Learning to play an instrument should be looked at as a sound investment. Like my father used to say, "Education is something that can never be taken away from you." Just as we emphasize the importance of going to school to learn academics, taking music lessons should also be looked at as valuable education.
Learning to play an instrument also has specific costs. Here are some of the things you should consider if you plan on studying a music instrument:
This will vary depending on whether you want a private tutor or group instruction. Private tutors generally cost more. Tuition will also depend on where you enroll. There are some public schools which offer music lessons to students and there are private music schools that offer the same but mostly with a higher fee. The length of lessons will also affect the cost, for example, a 30 minute lesson twice a week as opposed to a one hour lesson three times a week. In my opinion, short lessons 2 to 3 times a week will be more suitable to kids rather than longer lessons of one hour or more in one sitting.

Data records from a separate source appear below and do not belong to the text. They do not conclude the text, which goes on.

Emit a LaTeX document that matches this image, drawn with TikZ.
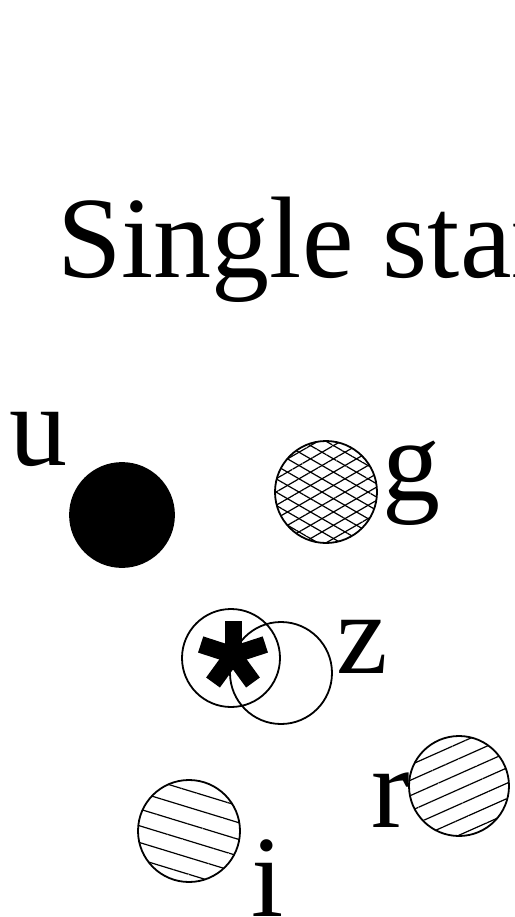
\documentclass[tikz,border=0pt]{standalone}
\usepackage{fontspec}
\setmainfont{LiberationSerif}[Extension=.ttf, UprightFont=*-Regular, BoldFont=*-Bold]
\usetikzlibrary{patterns.meta}
\begin{document}
\begin{tikzpicture}[x=1pt,y=-1pt,
  lbl/.style={font=\fontsize{116}{116}\selectfont, inner sep=0pt, anchor=base west},
  disc/.style={circle, minimum size=102pt, inner sep=0pt, draw=black, line width=1.8pt},
  arm/.style={line width=17pt, line cap=butt},
]
\fill[white] (0,0) rectangle (514,917);
\clip (0,0) rectangle (514,917);
% title
\node[lbl] (title) at (57,277) {Single star};
% u
\node[lbl] (lu) at (9,465) {u};
\node[disc, fill=black, minimum size=104pt] (u) at (122,515) {};
% g
\coordinate (gc) at (326,492);
\fill[pattern={Lines[angle=30, distance=11.5pt, line width=1.2pt]}] (gc) circle[radius=51];
\node[disc, pattern={Lines[angle=-30, distance=11.5pt, line width=1.2pt]}] (g) at (gc) {};
\node[lbl] (lg) at (382,500) {g};
% z
\node[disc, minimum size=98pt] (z1) at (231,658) {};
\node[disc] (z2) at (281,673) {};
\coordinate (ast) at (233,655);
\foreach \a in {-90,-18,54,126,-162} \draw[arm] (ast) -- ++(\a:34);
\node[lbl] (lz) at (336,673) {z};
% r
\node[disc, minimum size=100pt, pattern={Lines[angle=24, distance=14pt, line width=1.2pt]}] (r) at (459,786) {};
\node[lbl] (lr) at (371,827) {r};
% i
\node[disc, pattern={Lines[angle=-17, distance=16pt, line width=1.2pt]}] (i) at (189,831) {};
\node[lbl] (li) at (251,916) {i};
\end{tikzpicture}
\end{document}
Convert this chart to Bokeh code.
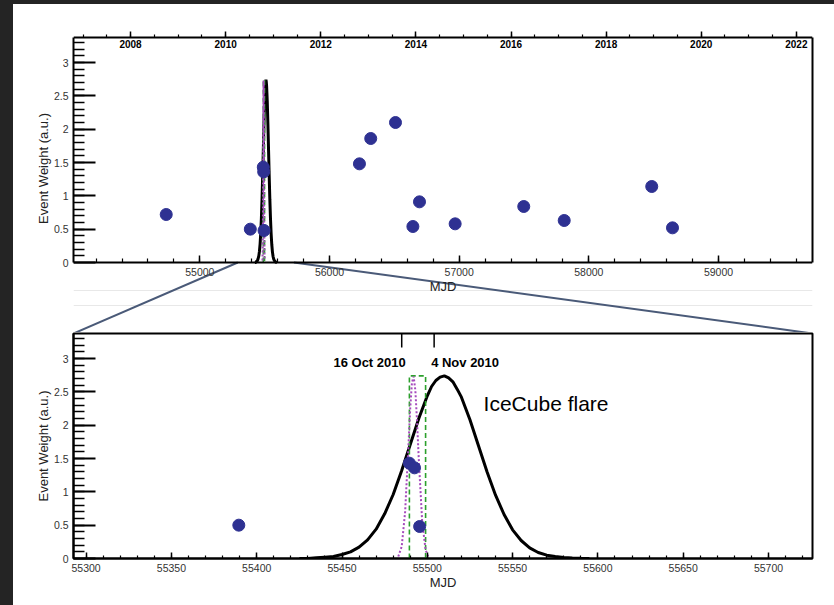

- Instrument and other Equipment
Your instrument will be one of your major investments. Make sure that you choose an instrument that is of high quality so that it will last longer.There are also other equipment to buy depending on what instrument you plan on studying. Mostly, at the beginning of your lessons there are not much equipment to buy other than maybe a stand or music case. Again, research is very important before you buy anything.
- Sheet Music
Your teacher or school may provide sheet music or books while you're in class as part of your tuition. If they don't, you have to buy your own copy or ask if you can photocopy the sheet music or books to be used if that would be cheaper. As your music prowess grows, you may find yourself buying your own sheet music featuring tunes you personally want to learn.